Spesso noi ci arrabbiamo con il pubblico, che non ci capisce e non ci applaude o magari contesta un lavoro, ma io credo che il pubblico che contesta sia da ascoltare perché le contestazioni sono sempre meno e raramente puoi capirne le motivazioni; confrontarsi non è facile, anche perché il pubblico, in un teatro di giro come il nostro, è molto vario e queste motivazioni sono tra loro molto differenti.
Può capitare, nel corso di una stagione, che ci sia un titolo contestato: uno dei compiti di un direttore artistico è continuare ad avere coraggio e accompagnare lo spettacolo all’incontro con il pubblico.

Questa volta ha deciso di lavorare su un grande classico del teatro italiano, il Goldoni de “Il servitore di due padroni”, che in Italia è diventato noto al pubblico come l’Arlecchino di Strehler e Soleri.

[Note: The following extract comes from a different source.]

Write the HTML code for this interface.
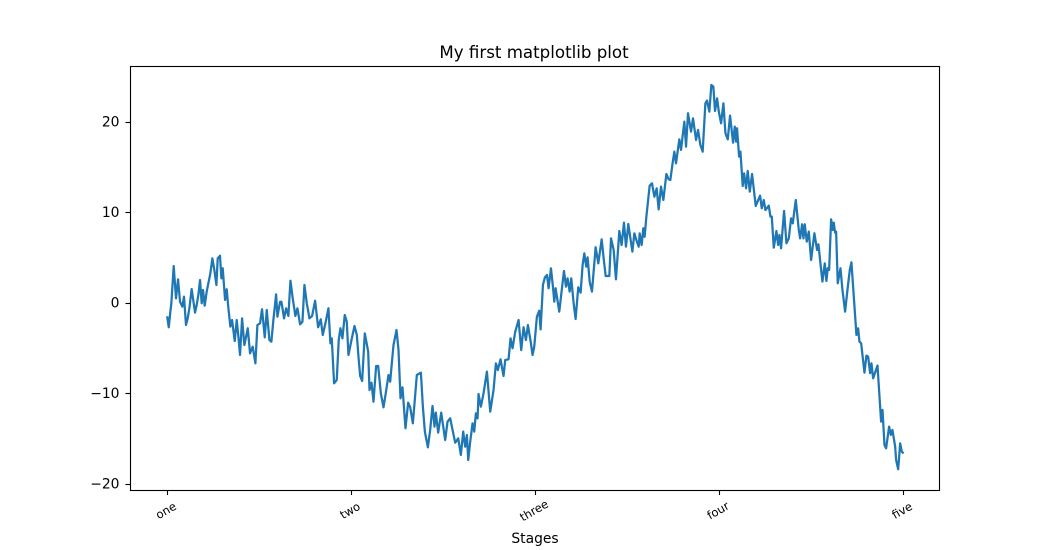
<!DOCTYPE html>
<html>
<head>
<meta charset="utf-8">
<title>My first matplotlib plot</title>
<style>
html,body{margin:0;padding:0;background:#fff;}
svg{display:block;font-family:"DejaVu Sans",sans-serif;}
text{fill:#000;}
</style>
</head>
<body>
<svg id="chart" width="1043" height="550" viewBox="0 0 1043 550" xmlns="http://www.w3.org/2000/svg">
  <rect x="0" y="0" width="1043" height="550" fill="#fff"/>
  <g id="series-layer"></g>
  <rect x="130.5" y="66.5" width="809" height="424" fill="none" stroke="#000" stroke-width="1.1"/>
  <g id="ticks-layer"></g>
  <text x="534" y="58" text-anchor="middle" font-size="16.67">My first matplotlib plot</text>
  <text x="535" y="543" text-anchor="middle" font-size="13.89">Stages</text>
</svg>
<script>
const xTickValues = [0, 250, 500, 750, 1000];
const xTickLabels = ["one", "two", "three", "four", "five"];
const yTickValues = [-20, -10, 0, 10, 20];
const yTickLabels = ["\u221220", "\u221210", "0", "10", "20"];
const steps = [0,2,3,4,5.5,8.7,11.8,14.6,17.3,20.4,22.7,25.4,27.7,30,33.1,37.7,39.9,42.2,44.5,46.7,48.5,50.8,53.5,56.2,58.5,61.2,63.9,66.7,68.5,71.6,73.5,75.3,78.5,80.7,83,85.7,88,91.6,94.3,96.6,98.8,101.6,104.7,109.3,112.4,116,119.7,122.4,126,128.7,132.4,135.1,138.7,141.4,144.1,147.8,149.6,153.2,155,158.6,161.4,164.5,167.3,170.4,174,176.8,180.4,183.6,186.3,189.5,193.1,196.7,200.8,204.9,208.5,211.2,214.8,218.9,221.6,223.4,226.6,230.2,232.9,235.2,237.9,241.1,243.8,246.1,
250.7,254.3,257.5,259.7,262,264.7,268.3,272.9,274.7,277.4,280.1,283.7,286.5,290.1,293.7,296.4,300.5,302.8,305,307.3,311.4,314.1,316.8,319.5,323.6,327.2,330,333.6,339,344.5,347.2,349.9,354,357.1,360.3,363,364.8,368,372.1,377.5,380.7,384.3,391.1,395.2,398.8,402,404.7,407,408.8,411.5,414.7,417,419.2,421.5,422.8,426,429.6,434.2,438.7,443.2,446.4,449.1,452.7,456.8,459.1,463.6,466.3,469,472.7,477.2,480.8,484,487.2,489.9,494,496.2,498.5,502.1,505.3,
507.1,510.3,513,515.8,518,521.2,523.9,525.7,527.5,532.5,534.8,538.9,541.6,543.8,546.6,548.8,552,554.7,558.3,561.5,564.2,566.5,569.2,571,573.8,576.9,581.9,585.5,590.1,592.8,595.5,600.5,602.8,606.4,609.5,614.1,617.2,620.4,623.1,626.3,631.8,634.5,637.2,640.4,641.7,644.4,646.7,648.5,650.8,655.3,658.5,661.7,664.8,667.5,670.7,673.9,678,681.1,683.4,
686.1,688.8,691.1,695.6,697.9,702.4,704.7,707.4,711.5,714.2,718.3,721,724.2,727.3,731,733.2,736.4,739.1,741.8,
744.1,746.9,749.1,752.3,755.5,758.2,761.4,764.5,768.6,770.9,772.7,774,776.8,778.6,781.7,783.6,786.3,788.5,791.3,794.4,799.4,805.3,807.6,810.3,812.6,817.1,819.4,821.2,823.9,827.5,829.8,831.6,833.8,837.9,841.1,844.3,847.4,849.7,853.8,857.9,859.7,862.4,864.2,866,868.7,871.5,
874.6,879.1,882.7,884.6,887.3,890,893.2,895.4,897.2,899.1,901.8,904,905.4,907.2,908.6,910.8,914.5,917.2,920.8,924,927.2,929.4,932.6,936.2,938.5,940.3,942.6,947.1,949.8,952.1,954.8,956.6,958.9,962,964.8,969.7,971.6,974.3,976.5,980.6,982.9,985.1,988.8,990.1,992.9,995.6,997.8,999.2];
const walkValues = [-1.64,-2.74,-1.93,-1.12,-0.09,4.03,0.46,2.56,0.09,-0.46,0.65,-2.49,-1.75,-0.64,1.49,-1.12,-0.28,0.83,2.49,-0.09,1.38,-0.35,1.2,2.3,3.22,4.88,3.59,1.93,4.88,5.17,2.67,3.78,0.28,1.46,-0.64,-2.67,-1.93,-4.25,-1.93,-3.77,-5.8,-1.75,-4.7,-2.85,-5.62,-4.88,-6.72,-2.49,-2.3,-0.75,-3.85,-0.83,-4.14,-4.33,-1.93,0.9,-1.57,0.09,0.09,-1.75,-0.64,-1.49,2.41,0.46,-1.49,-0.64,-2.41,-2.12,1.93,-0.09,-1.75,-1.49,0.2,-2.74,-1.86,-3.59,-2.3,-0.64,-4.51,-3.96,-8.93,-8.56,-4.14,-2.85,-3.96,-1.38,-2.12,-5.8,
-3.96,-2.6,-3.59,-5.99,-8.12,-8.67,-3.41,-5.43,-9.67,-8.86,-10.96,-7.02,-7.02,-10.04,-11.58,-10.22,-8.01,-8.75,-6.72,-4.7,-3.04,-5.25,-10.59,-9.37,-13.9,-11.07,-11.58,-13.35,-8.01,-7.75,-11.51,-14.27,-16,-14.09,-11.44,-13.72,-12.17,-14.38,-12.17,-15.19,-13.17,-12.8,-15.49,-15.01,-16.85,-14.27,-15.93,-14.64,-17.4,-15.38,-13.35,-14.27,-12.25,-12.8,-10.11,-11.51,-10.04,-7.64,-12.06,-9.67,-6.72,-7.46,-6.28,-8.12,-6.35,-6.28,-3.96,-5.06,-3.22,-1.93,-5.25,-2.74,-4.14,-2.49,-4.51,-5.8,-4.88,-1.57,-0.9,
-2.97,1.93,2.78,3.04,1.57,3.77,1.75,0.09,1.57,-1.01,0.64,3.48,1.75,2.67,1.2,2.67,-0.09,-1.82,1.68,1.09,4.14,5.43,3.96,4.99,2.3,1.2,6.1,4.33,6.98,4.88,2.93,2.93,7.09,5.8,2.56,7.9,6.35,8.82,6.17,8.67,5.62,7.64,6.91,6.17,7.64,6.35,8.2,7.27,9.48,12.91,13.17,11.69,12.61,10.29,12.8,11.33,14.2,13.61,13.54,
15.2,16.67,15.38,18.03,16.86,19.99,17.22,20.91,18.88,20.35,17.96,19.07,17.41,16.67,22.01,22.31,21.09,24.04,23.85,
21.16,22.56,21.16,19.8,22.01,18.7,18.03,20.65,17.66,19.43,17.77,19.25,16.12,16.67,12.88,14.27,12.62,14.53,12.25,14.2,10.67,11.81,10.41,11.33,10.22,10.7,9.49,9.49,6.06,7.9,6.36,7.46,5.99,10.11,6.54,7.09,9.3,8.75,11.33,8.01,7.09,8.64,7.09,8.64,6.73,7.83,
4.7,7.65,5.8,6.43,4.33,2.31,4.33,2.38,3.78,3.6,9.19,8.01,8.83,7.72,7.83,2.12,3.78,1.39,-1.01,1.39,3.6,4.44,0.65,-3.59,-2.85,-4.32,-4.51,-7.75,-5.87,-5.98,-7.82,-6.72,-8.37,-7.64,-6.97,-13.16,-11.87,-15.74,-16.11,-13.71,-14.63,-14.08,-15.92,-17.4,-18.43,-15.56,-16.48,-16.59];

const SVG_NS = "http://www.w3.org/2000/svg";
function xScale(step) { return 167.3 + step * 0.7361; }
function yScale(value) { return 302.5 - value * 9.05; }

const seriesLayer = document.getElementById("series-layer");
const ticksLayer = document.getElementById("ticks-layer");

const walkLine = document.createElementNS(SVG_NS, "polyline");


walkLine.setAttribute("points", steps.map(function (s, i) {
  return xScale(s).toFixed(2) + "," + yScale(walkValues[i]).toFixed(2);
}).join(" "));
walkLine.setAttribute("fill", "none");
walkLine.setAttribute("stroke", "#1f77b4");
walkLine.setAttribute("stroke-width", "2.25");
walkLine.setAttribute("stroke-linejoin", "round");
walkLine.setAttribute("stroke-linecap", "square");
seriesLayer.appendChild(walkLine);

xTickValues.forEach(function (v, i) {
  const px = Math.round(xScale(v)) + 0.5;
  const tick = document.createElementNS(SVG_NS, "line");
  
  
  tick.setAttribute("x1", px);
  tick.setAttribute("x2", px);
  tick.setAttribute("y1", 490.5);
  tick.setAttribute("y2", 495);
  tick.setAttribute("stroke", "#000");
  tick.setAttribute("stroke-width", "1.1");
  ticksLayer.appendChild(tick);
  const label = document.createElementNS(SVG_NS, "text");
  
  
  label.setAttribute("text-anchor", "middle");
  label.setAttribute("font-size", "11.57");
  const cx = xScale(v) - 1.3;
  const cy = 510.5;
  label.setAttribute("transform", "rotate(-30 " + cx + " " + cy + ")");
  label.setAttribute("x", cx);
  label.setAttribute("y", cy + 4);
  label.textContent = xTickLabels[i];
  ticksLayer.appendChild(label);
});

yTickValues.forEach(function (v, i) {
  const py = Math.round(yScale(v)) + 0.5;
  const tick = document.createElementNS(SVG_NS, "line");
  
  
  tick.setAttribute("x1", 125.5);
  tick.setAttribute("x2", 130.5);
  tick.setAttribute("y1", py);
  tick.setAttribute("y2", py);
  tick.setAttribute("stroke", "#000");
  tick.setAttribute("stroke-width", "1.1");
  ticksLayer.appendChild(tick);
  const label = document.createElementNS(SVG_NS, "text");
  
  
  label.setAttribute("text-anchor", "end");
  label.setAttribute("font-size", "13.89");
  label.setAttribute("x", 119.5);
  label.setAttribute("y", yScale(v) + 5);
  label.textContent = yTickLabels[i];
  ticksLayer.appendChild(label);
});
</script>
</body>
</html>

Come si può dare a un classico un taglio contemporaneo senza snaturarlo?

Snaturare un classico per cercare di raggiungerne l´essenza è un compito necessario a dare linfa a ciò che i padri ci hanno tramandato. Non dobbiamo pensare però che i classici siano le riletture della metà del Novecento. Chi ha la presunzione di stabilire che Goldoni (o altri) si debbano mettere in scena sempre nello stesso modo ha smesso di ricercare.

Tutti i protagonisti del Servitore latelliano (photo: Brunella Giolivo)

Per il cast ha scelto i migliori attori della generazione tra i 40 e i 50 anni, da Roberto Latini a Federica Fracassi fino a Elisabetta Valgoi. Crede che la vostra generazione abbia un sentore comune di cosa è (o dovrebbe essere) il teatro oggi?
Questa compagnia è la più grande vittoria: avere un gruppo di attori così diversi e importanti per il loro percorso da artisti, e non per la carriera, è qualcosa di raro sui palchi del teatro istituzionale. Anche Speziani, Franzoni, Pavone, Tedesco, Cacciola e Peraza Rios sono tutti attori che hanno dato e continuano a dare tantissimo al teatro; per fortuna (o sfortuna) non hanno quella popolarità da botteghino che meriterebbero. Li amo perché le loro scelte artistiche e di vita li hanno portati oltre l’ovvietà del consenso.